The figure below shows the value of the objective function, the training error and the testing error for five different folds of the dataset. Note that selfpaced learning outperforms CCCP on all three measures.
Motif Finding Input x is a DNA sequence. Output y indicates whether x binds to a protein of interest. The hidden variables h model the location of the motif that provides useful cues about the binding affinity of a sequence. We use the five randomly selected proteins from the UniProbe dataset. For each protein we have around 40,000 sequences, which we split into five different folds with 50% for training and 50% for testing. The figure below shows the average Hamming distance between the imputed motifs over different iterations. The low value in the initial iterations of selfpaced learning indicates that the algorithm is successful in selecting easy samples first. Note that the Hamming distance for the motifs obtained using selfpaced learning is lower than that of the motifs obtained using CCCP at convergence.

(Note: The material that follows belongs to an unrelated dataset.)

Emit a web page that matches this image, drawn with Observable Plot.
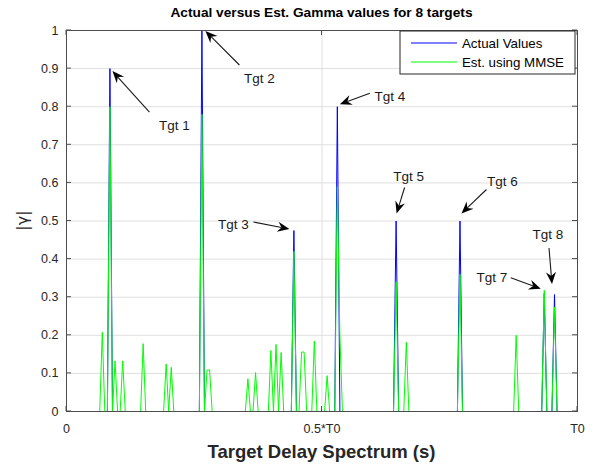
<!DOCTYPE html>
<html><head><meta charset="utf-8">
<script src="https://cdn.jsdelivr.net/npm/d3@7"></script>
<script src="https://cdn.jsdelivr.net/npm/@observablehq/plot@0.6"></script>
<style>
body{margin:0;background:#fff;}
#chart{width:597px;height:464px;}
</style>
</head><body><div id="chart"></div>
<script>
// ---- data ----
const N = 200; // delay bins spanning 0..T0
const tgtLabels = ["Tgt 1","Tgt 2","Tgt 3","Tgt 4","Tgt 5","Tgt 6","Tgt 7","Tgt 8"];
const tgtIdx    = [17, 53, 89, 106, 129, 154, 187, 191];
const tgtActual = [0.90, 1.00, 0.475, 0.80, 0.50, 0.50, 0.31, 0.307];
const estIdx = [14, 17, 19, 22, 30, 39, 41, 53, 55, 56, 71, 74, 80, 82, 84, 89, 92, 93, 97, 102, 106, 107, 129, 133, 154, 176, 187, 191];
const estVal = [0.208, 0.80, 0.133, 0.133, 0.178, 0.125, 0.116, 0.78, 0.109, 0.109, 0.086, 0.102, 0.16, 0.176, 0.155, 0.42, 0.156, 0.156, 0.185, 0.094, 0.59, 0.20, 0.34, 0.182, 0.36, 0.20, 0.318, 0.274];
const yTicks = [0, 0.1, 0.2, 0.3, 0.4, 0.5, 0.6, 0.7, 0.8, 0.9, 1];
const xTicks = [0, 0.5, 1];
const xTickLabels = ["0", "0.5*T0", "T0"];
const seriesNames = ["Actual Values", "Est. using MMSE"];

// ---- build full sparse series over the bin grid ----
function series(idx, val) {
  const m = new Map(idx.map((k, i) => [k, val[i]]));
  return d3.range(N + 1).map(i => ({x: i / N, y: m.get(i) ?? 0}));
}
const actual = series(tgtIdx, tgtActual);
const est = series(estIdx, estVal);

// ---- layout / style ----
const FONT = "'Liberation Sans', Arial, Helvetica, sans-serif";
const BLUE = "#0000ff", GREEN = "#00ff00";
// annotation offsets (px) relative to the target peak: tip, tail, text centre
const anno = [
  {tip:[3,3],   tail:[40,44],  text:[65,57]},
  {tip:[4,1],   tail:[38,35],  text:[58,48]},
  {tip:[-4,-1], tail:[-40,-8], text:[-60,-6]},
  {tip:[3,-2],  tail:[33,-13], text:[53,-10]},
  {tip:[1,-7],  tail:[9,-33],  text:[13,-44]},
  {tip:[2,-7],  tail:[27,-31], text:[43,-39]},
  {tip:[-3,-1], tail:[-33,-12],text:[-52,-13]},
  {tip:[-2,-10],tail:[-5,-46], text:[-6,-60]}
];

const chart = Plot.plot({
  width: 597, height: 464,
  marginLeft: 66, marginRight: 20, marginTop: 30, marginBottom: 53,
  x: {domain: [0, 1]},
  y: {domain: [0, 1]},
  style: {fontFamily: FONT, fontSize: "12.5px", color: "#262626", background: "#fff"},
  marks: [
    Plot.gridY(yTicks, {stroke: "#dfdfdf", strokeOpacity: 1}),
    Plot.gridX([0.5], {stroke: "#dfdfdf", strokeOpacity: 1}),
    Plot.axisY(yTicks, {tickSize: 0, tickPadding: 8, tickFormat: d => String(+d.toFixed(1)), label: null}),
    Plot.axisX(xTicks, {tickSize: 0, tickPadding: 13, tickFormat: (d, i) => xTickLabels[i], label: null}),
    Plot.line(actual, {x: "x", y: "y", stroke: BLUE, strokeWidth: 1}),
    Plot.line(est, {x: "x", y: "y", stroke: GREEN, strokeWidth: 1}),
    Plot.frame({stroke: "#4d4d4d", strokeWidth: 1})
  ]
});
document.getElementById("chart").appendChild(chart);

const sx = chart.scale("x"), sy = chart.scale("y");
const svg = d3.select(chart);
const X0 = sx.apply(0), X1 = sx.apply(1), Y0 = sy.apply(0), Y1 = sy.apply(1);

// inward ticks (both sides)
const tk = svg.append("g").attr("stroke", "#4d4d4d").attr("stroke-width", 1);
yTicks.forEach(v => {
  const y = sy.apply(v);
  tk.append("line").attr("x1", X0).attr("x2", X0 + 5).attr("y1", y).attr("y2", y);
  tk.append("line").attr("x1", X1 - 5).attr("x2", X1).attr("y1", y).attr("y2", y);
});
xTicks.forEach(v => {
  const x = sx.apply(v);
  tk.append("line").attr("x1", x).attr("x2", x).attr("y1", Y0).attr("y2", Y0 - 5);
  tk.append("line").attr("x1", x).attr("x2", x).attr("y1", Y1).attr("y2", Y1 + 5);
});

// title and axis labels
svg.append("text").attr("x", (X0 + X1) / 2).attr("y", 17).attr("text-anchor", "middle")
  .attr("font-family", FONT).attr("font-weight", "bold").attr("font-size", 13.7).attr("fill", "#000")
  .text("Actual versus Est. Gamma values for 8 targets");
svg.append("text").attr("x", (X0 + X1) / 2).attr("y", 458).attr("text-anchor", "middle")
  .attr("font-family", FONT).attr("font-weight", "bold").attr("font-size", 18.5).attr("fill", "#262626")
  .text("Target Delay Spectrum (s)");
svg.append("text").attr("transform", `translate(28,${(Y0 + Y1) / 2}) rotate(-90)`).attr("text-anchor", "middle")
  .attr("font-family", "'DejaVu Sans', sans-serif").attr("font-size", 16).attr("fill", "#262626")
  .text("|γ|");

// annotations
const ag = svg.append("g");
tgtIdx.forEach((k, i) => {
  const px = sx.apply(k / N);
  const py = sy.apply(Math.max(tgtActual[i], estVal[estIdx.indexOf(k)] ?? 0));
  const a = anno[i];
  const tx = px + a.tip[0], ty = py + a.tip[1];
  const bx = px + a.tail[0], by = py + a.tail[1];
  const ang = Math.atan2(ty - by, tx - bx);
  const L = 12, W = 5, notch = 8;
  const c = Math.cos(ang), s = Math.sin(ang);
  const pt = (u, v) => [tx + u * c - v * s, ty + u * s + v * c];
  const nb = pt(-notch, 0);
  ag.append("line").attr("x1", bx).attr("y1", by).attr("x2", nb[0]).attr("y2", nb[1])
    .attr("stroke", "#1a1a1a").attr("stroke-width", 1.1);
  const poly = [pt(0, 0), pt(-L, W), pt(-notch, 0), pt(-L, -W)];
  ag.append("path").attr("d", "M" + poly.map(p => p.join(",")).join("L") + "Z").attr("fill", "#000");
  ag.append("text").attr("x", px + a.text[0]).attr("y", py + a.text[1]).attr("dy", "0.35em")
    .attr("text-anchor", "middle").attr("font-family", FONT).attr("font-size", 13.5).attr("fill", "#1a1a1a")
    .text(tgtLabels[i]);
});

// legend
const lg = svg.append("g");
const LX = 400, LY = 31, LW = X1 - 2 - LX, LH = 43;
lg.append("rect").attr("x", LX).attr("y", LY).attr("width", LW).attr("height", LH)
  .attr("fill", "#fff").attr("stroke", "#262626").attr("stroke-width", 1);
[BLUE, GREEN].forEach((col, i) => {
  const y = LY + 12 + i * 19;
  lg.append("line").attr("x1", LX + 11).attr("x2", LX + 57).attr("y1", y).attr("y2", y)
    .attr("stroke", col).attr("stroke-width", 1);
  lg.append("text").attr("x", LX + 62).attr("y", y).attr("dy", "0.35em").attr("text-anchor", "start")
    .attr("font-family", FONT).attr("font-size", 13.3).attr("fill", "#000").text(seriesNames[i]);
});
</script>
</body></html>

The figure below shows the mean (over five folds) value of the objective function, the training error and the testing error for five different proteins. Once again, selfpaced learning outperforms CCCP on all three measures.

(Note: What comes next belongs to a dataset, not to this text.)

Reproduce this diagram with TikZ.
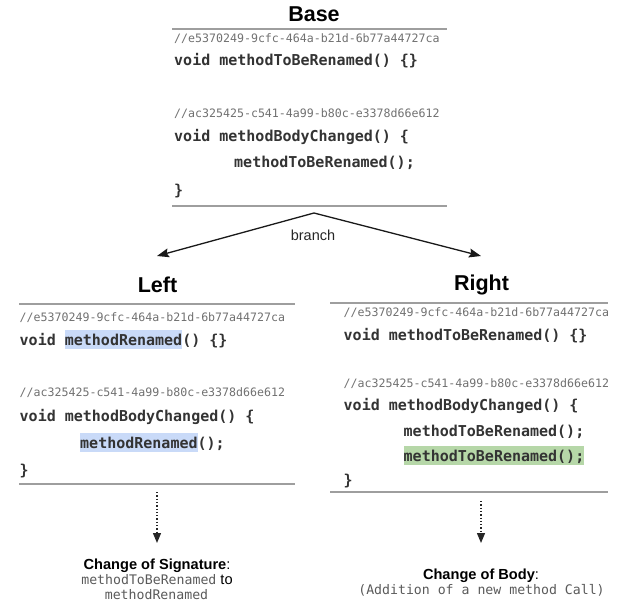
\documentclass[tikz,border=0pt]{standalone}
\usepackage{fontspec}
\setmainfont{Liberation Sans}
\newfontfamily\codefont{DejaVu Sans Mono}
\usetikzlibrary{arrows.meta}
\definecolor{rulegray}{HTML}{9E9E9E}
\definecolor{cmtgray}{HTML}{707070}
\definecolor{capgray}{HTML}{5A5A5A}
\definecolor{codeink}{HTML}{333333}
\definecolor{hlblue}{HTML}{C9DAF8}
\definecolor{hlgreen}{HTML}{B6D7A8}
\newcommand{\hlb}[1]{{\fboxsep=0pt\colorbox{hlblue}{\rule[-4pt]{0pt}{19pt}#1}}}
\newcommand{\hlg}[1]{{\fboxsep=0pt\colorbox{hlgreen}{\rule[-4pt]{0pt}{19pt}#1}}}
\begin{document}
\begin{tikzpicture}[x=1pt,y=-1pt,
  title/.style={font=\fontsize{21.5}{24}\selectfont\bfseries, inner sep=0pt, anchor=base},
  cmt/.style={font=\codefont\fontsize{11.6}{14}\selectfont, text=cmtgray, inner sep=0pt, anchor=base west},
  code/.style={font=\codefont\bfseries\fontsize{15}{18}\selectfont, text=codeink, inner sep=0pt, anchor=base west},
  sepline/.style={draw=rulegray, line width=2pt},
  branch/.style={draw=black!90, line width=1.3pt, -{Stealth[length=12pt,width=9pt,inset=2pt]}},
  dotarrow/.style={draw=black!85, line width=1.3pt, dotted, -{Triangle[length=10pt,width=8pt]}},
  caption/.style={font=\fontsize{14.6}{17}\selectfont, inner sep=0pt, anchor=base},
  capmono/.style={font=\codefont\fontsize{13.2}{16}\selectfont, text=capgray, inner sep=0pt, anchor=base}
]
\useasboundingbox (0,0) rectangle (618,602);

% ---------- Base ----------
\node[title] (basetitle) at (314,21.5) {Base};
\coordinate (bt1) at (172,29); \coordinate (bt2) at (447,29);
\draw[sepline] (bt1) -- (bt2);
\node[cmt]  (bc1) at (174,42.5) {//e5370249-9cfc-464a-b21d-6b77a44727ca};
\node[code] (bl1) at (174,66)   {void methodToBeRenamed() \{\}};
\node[cmt]  (bc2) at (174,117)  {//ac325425-c541-4a99-b80c-e3378d66e612};
\node[code] (bl2) at (174,141.5){void methodBodyChanged() \{};
\node[code] (bl3) at (234,167.5){methodToBeRenamed();};
\node[code] (bl4) at (174,195)  {\}};
\coordinate (bb1) at (172,205.5); \coordinate (bb2) at (447,205.5);
\draw[sepline] (bb1) -- (bb2);

% ---------- branch ----------
\coordinate (split) at (314,213);
\coordinate (ltip) at (157,256);
\coordinate (rtip) at (481,256);
\draw[branch] (split) -- (ltip);
\draw[branch] (split) -- (rtip);
\node[font=\fontsize{14.5}{17}\selectfont, inner sep=0pt, anchor=base, text=black!85] (branchlbl) at (313,240) {branch};

% ---------- Left ----------
\node[title] (lefttitle) at (157.5,292) {Left};
\coordinate (lt1) at (19,303.5); \coordinate (lt2) at (295,303.5);
\draw[sepline] (lt1) -- (lt2);
\node[cmt]  (lc1) at (19.5,321)  {//e5370249-9cfc-464a-b21d-6b77a44727ca};
\node[code] (ll1) at (19.5,345)  {void \hlb{methodRenamed}() \{\}};
\node[cmt]  (lc2) at (19.5,396)  {//ac325425-c541-4a99-b80c-e3378d66e612};
\node[code] (ll2) at (19.5,421.5){void methodBodyChanged() \{};
\node[code] (ll3) at (80,448)    {\hlb{methodRenamed}();};
\node[code] (ll4) at (19.5,475)  {\}};
\coordinate (lb1) at (19,483.5); \coordinate (lb2) at (295,483.5);
\draw[sepline] (lb1) -- (lb2);

\coordinate (ldot1) at (157,492);
\coordinate (ldot2) at (157,543);
\draw[dotarrow] (ldot1) -- (ldot2);
\node[caption] (lcap1) at (157,569) {\textbf{Change of Signature}:};
\node[caption] (lcap2) at (157,584.5) {{\codefont\fontsize{13.2}{16}\selectfont\color{capgray}methodToBeRenamed} to};
\node[capmono] (lcap3) at (156.5,599.5) {methodRenamed};

% ---------- Right ----------
\node[title] (righttitle) at (481.5,290.7) {Right};
\coordinate (rt1) at (330,303); \coordinate (rt2) at (608,303);
\draw[sepline] (rt1) -- (rt2);
\node[cmt]  (rc1) at (343.5,316)  {//e5370249-9cfc-464a-b21d-6b77a44727ca};
\node[code] (rl1) at (343.5,340)  {void methodToBeRenamed() \{\}};
\node[cmt]  (rc2) at (343.5,387.7){//ac325425-c541-4a99-b80c-e3378d66e612};
\node[code] (rl2) at (343.5,410.7){void methodBodyChanged() \{};
\node[code] (rl3) at (403.5,436)  {methodToBeRenamed();};
\node[code] (rl4) at (403.5,461)  {\hlg{methodToBeRenamed();}};
\node[code] (rl5) at (343.5,485.7){\}};
\coordinate (rb1) at (330,492); \coordinate (rb2) at (608,492);
\draw[sepline] (rb1) -- (rb2);

\coordinate (rdot1) at (481,501);
\coordinate (rdot2) at (481,543);
\draw[dotarrow] (rdot1) -- (rdot2);
\node[caption] (rcap1) at (481,579) {\textbf{Change of Body}:};
\node[capmono] (rcap2) at (481.5,594) {(Addition of a new method Call)};
\end{tikzpicture}
\end{document}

Digit Recognition Input x is an image. Output y is the digit shown in the image. For simplicity, we consider a binary classification problem where each class is a digit. The hidden variables h model the rotation of digits in the images. We use the standard MNIST dataset that specifies a training and testing split for each digit. The figure below shows the relative objective function value (between CCCP and selfpaced learning), the training error and the testing error for four different binary classification tasks. While the performance of CCCP and selfpaced learning is comparable for three of the tasks, selfpaced learning significantly outperforms CCCP for the 1 vs. 7 classication task for several values of the parameter C.
Noun Phrase Coreference Input x is a document. Output y is the clustering of the nouns in the document such that each cluster corresponds to a single object. The hidden variables h model a forest over the nouns, with each tree corresponding to a cluster in y. We use the MUC6 dataset that consists of 60 documents. We use the 5050 split into training and testing that was employed in [1]. The figure below shows the relative objective function value (between CCCP and selfpaced learning), the training error and the testing error for different values of C. The bottom plot corresponds to the pairwise loss, while the top plot corresponds to the MITRE loss. Once again, selfpaced learning outperforms CCCP.
References
[1] C.N. Yu and T. Joachims. Learning structural SVMs with latent variables. In ICML, 2009.